I have to admit, I’m perplexed about something….. why aren’t Chip and PIN cards catching on here in the USA? A few things have given me hope in the last year or so.

  • Chase indicated they were finally going to move to Chip & PIN
  • There were lots of fun-filled data breaches at major retailers (Target, Home Depot)
  • Barclays came up with a half measure, Chip & Signature default but Chip & PIN “capable” with the Barclay Card Arrival Plus
  • In October 2015, the liability for fraudulent purchases shifts from the banks/card companies to the merchants IF they do not have the capability in place to accept chip cards

Then, the reality of a Wall Street Journal article published today sat in  – “Why New Cards May Fall Short on Fraud Control” (subscription required). This snippet from the article stood out most. “J.P. Morgan Chase, the nation’s biggest card issuer, had initially planned to issue chip-and-PIN credit cards in 2014, but the bank put those plans on hold after testing them with consumers, according to a person familiar with the bank’s strategy. The bank has issued millions of chip-and-signature cards.”

chip and pin card, chip and pin, chip & pin, em chip card

Chip and PIN is the standard in most of the world at this point, and not surprisingly, most of the world’s credit card fraud has shifted to the USA as we sit around and wait. I suppose I shouldn’t be surprised in a country where so comparatively few people possess passports as a percentage of the population and therefore aren’t exposed to Chip & PIN card usage in other countries, but I have to admit…..I’m disappointed. (Image courtesy of Shutterstock.com)

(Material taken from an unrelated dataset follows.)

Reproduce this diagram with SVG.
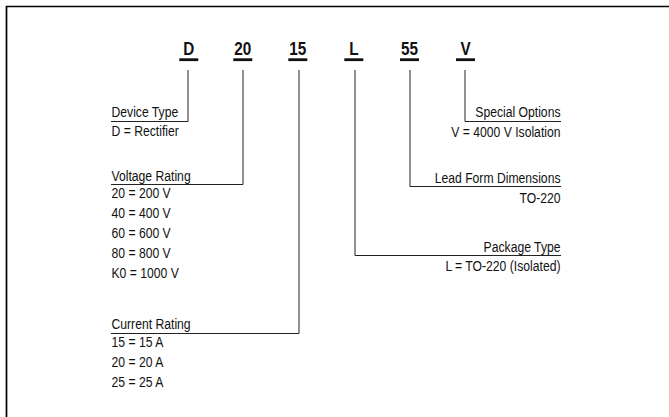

It isn’t lost on me that a massive investment in charging infrastructure is required to make the shift to Chip & PIN, but I really thought that by now, most of the banks and a solid cadre of consumers would be on board. I suppose I have no better example of the shift in perceptions required to move Chip & PIN forward than this. There’s a Wal-Mart I’ve shopped at in the past that literally will not accept a swipe from a card that has an EMV chip embedded. Over the holiday, I visited a small Wal-Mart in a place that shall remain nameless, and just plopped my chip card into the chip reader out of habit. The cashier looked at me like I had eight heads. After staring at it for a few moments with nothing happening, I just removed the card and swiped it. The transaction processed in seconds. We have a long way to go between now and October.